### Abstract

We perform a direct variational determination of the second-order (two-particle) density matrix corresponding to a many-electron system, under a restricted set of the two-index $N$-representability $\mathcal{P}$-, $\mathcal{Q}$-, and $\mathcal{G}$-conditions. In addition, we impose a set of necessary constraints that the two-particle density matrix must be derivable from a doubly-occupied many-electron wave function, i.e.\ a singlet wave function for which the Slater determinant decomposition only contains determinants in which spatial orbitals are doubly occupied. We rederive the two-index $N$-representability conditions first found by Weinhold and Wilson and apply them to various benchmark systems (linear hydrogen chains, He, $\text{N}_2$ and $\text{CN}^-$). This work is motivated by the fact that a doubly-occupied many-electron wave function captures in many cases the bulk of the static correlation.

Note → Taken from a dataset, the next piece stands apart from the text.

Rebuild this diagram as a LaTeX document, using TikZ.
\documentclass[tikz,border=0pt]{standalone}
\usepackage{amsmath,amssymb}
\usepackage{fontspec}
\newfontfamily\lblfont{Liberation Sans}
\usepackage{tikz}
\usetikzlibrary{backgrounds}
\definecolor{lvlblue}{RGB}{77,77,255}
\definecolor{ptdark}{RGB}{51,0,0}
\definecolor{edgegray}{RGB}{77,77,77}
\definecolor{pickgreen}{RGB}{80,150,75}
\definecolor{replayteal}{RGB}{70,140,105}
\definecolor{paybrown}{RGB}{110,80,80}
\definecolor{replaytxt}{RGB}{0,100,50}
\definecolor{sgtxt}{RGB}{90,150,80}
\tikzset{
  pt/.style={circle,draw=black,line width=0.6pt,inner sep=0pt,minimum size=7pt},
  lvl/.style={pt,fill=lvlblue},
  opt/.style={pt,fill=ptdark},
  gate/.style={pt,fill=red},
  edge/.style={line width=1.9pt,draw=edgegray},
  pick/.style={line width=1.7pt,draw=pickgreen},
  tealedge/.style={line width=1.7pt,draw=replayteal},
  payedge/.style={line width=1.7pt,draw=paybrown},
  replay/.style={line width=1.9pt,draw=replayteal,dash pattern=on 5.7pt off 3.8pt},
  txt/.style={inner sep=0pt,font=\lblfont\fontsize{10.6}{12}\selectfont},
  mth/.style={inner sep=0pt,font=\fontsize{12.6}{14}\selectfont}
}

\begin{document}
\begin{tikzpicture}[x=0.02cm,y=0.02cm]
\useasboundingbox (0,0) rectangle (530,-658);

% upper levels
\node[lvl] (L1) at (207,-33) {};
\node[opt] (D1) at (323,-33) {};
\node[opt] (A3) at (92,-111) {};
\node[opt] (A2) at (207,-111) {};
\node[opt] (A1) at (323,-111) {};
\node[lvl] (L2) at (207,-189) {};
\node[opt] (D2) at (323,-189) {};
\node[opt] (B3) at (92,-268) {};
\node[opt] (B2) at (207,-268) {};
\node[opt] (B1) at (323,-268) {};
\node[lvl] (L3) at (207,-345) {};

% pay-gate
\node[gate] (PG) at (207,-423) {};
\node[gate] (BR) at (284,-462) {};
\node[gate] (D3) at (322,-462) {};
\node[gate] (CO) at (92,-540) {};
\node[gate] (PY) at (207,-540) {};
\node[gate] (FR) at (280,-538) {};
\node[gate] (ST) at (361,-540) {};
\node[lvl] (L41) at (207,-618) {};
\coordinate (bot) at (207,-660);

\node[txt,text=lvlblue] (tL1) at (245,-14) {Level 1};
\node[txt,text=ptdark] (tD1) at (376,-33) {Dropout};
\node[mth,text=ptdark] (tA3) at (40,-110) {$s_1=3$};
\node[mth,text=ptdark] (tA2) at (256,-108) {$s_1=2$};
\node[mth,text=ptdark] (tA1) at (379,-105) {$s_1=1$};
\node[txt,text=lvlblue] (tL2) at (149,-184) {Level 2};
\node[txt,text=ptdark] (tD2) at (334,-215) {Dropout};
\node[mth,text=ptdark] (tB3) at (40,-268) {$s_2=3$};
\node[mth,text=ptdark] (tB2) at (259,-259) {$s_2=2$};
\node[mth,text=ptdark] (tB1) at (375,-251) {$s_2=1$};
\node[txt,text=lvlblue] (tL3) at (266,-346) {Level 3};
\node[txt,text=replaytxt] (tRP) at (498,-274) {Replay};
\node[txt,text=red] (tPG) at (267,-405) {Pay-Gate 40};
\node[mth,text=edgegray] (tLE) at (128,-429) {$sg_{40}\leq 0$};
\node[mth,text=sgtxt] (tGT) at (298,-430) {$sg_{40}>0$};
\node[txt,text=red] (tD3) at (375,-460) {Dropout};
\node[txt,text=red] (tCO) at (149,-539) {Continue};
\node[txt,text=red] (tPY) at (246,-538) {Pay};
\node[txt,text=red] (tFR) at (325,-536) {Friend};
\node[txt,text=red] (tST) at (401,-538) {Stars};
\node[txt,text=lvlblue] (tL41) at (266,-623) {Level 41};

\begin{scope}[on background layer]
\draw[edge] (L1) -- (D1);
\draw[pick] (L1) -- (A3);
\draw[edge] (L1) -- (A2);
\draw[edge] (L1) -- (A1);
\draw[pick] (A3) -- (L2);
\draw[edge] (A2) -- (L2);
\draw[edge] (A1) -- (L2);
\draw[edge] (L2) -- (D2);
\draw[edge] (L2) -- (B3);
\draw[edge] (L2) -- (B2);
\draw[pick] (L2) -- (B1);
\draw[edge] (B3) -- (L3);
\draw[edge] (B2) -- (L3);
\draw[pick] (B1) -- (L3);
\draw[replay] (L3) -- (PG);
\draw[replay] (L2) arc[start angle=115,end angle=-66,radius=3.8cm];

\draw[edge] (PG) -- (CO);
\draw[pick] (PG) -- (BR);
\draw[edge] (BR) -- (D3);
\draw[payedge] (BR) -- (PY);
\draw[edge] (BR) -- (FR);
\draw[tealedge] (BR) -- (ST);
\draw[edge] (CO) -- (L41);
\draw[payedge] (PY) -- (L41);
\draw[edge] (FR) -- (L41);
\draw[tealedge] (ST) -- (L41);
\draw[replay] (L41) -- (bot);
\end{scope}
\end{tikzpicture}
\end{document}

Compared to the general case, the structure of doubly-occupied two-particle density matrices causes the associate semidefinite program to have a very favorable scaling as $L^3$, where $L$ is the number of spatial orbitals. Since the doubly-occupied Hilbert space depends on the choice of the orbitals, variational calculation steps of the two-particle density matrix are interspersed with orbital-optimization steps (based on Jacobi rotations in the space of the spatial orbitals). We also point to the importance of symmetry breaking of the orbitals when performing calculations in a doubly-occupied framework.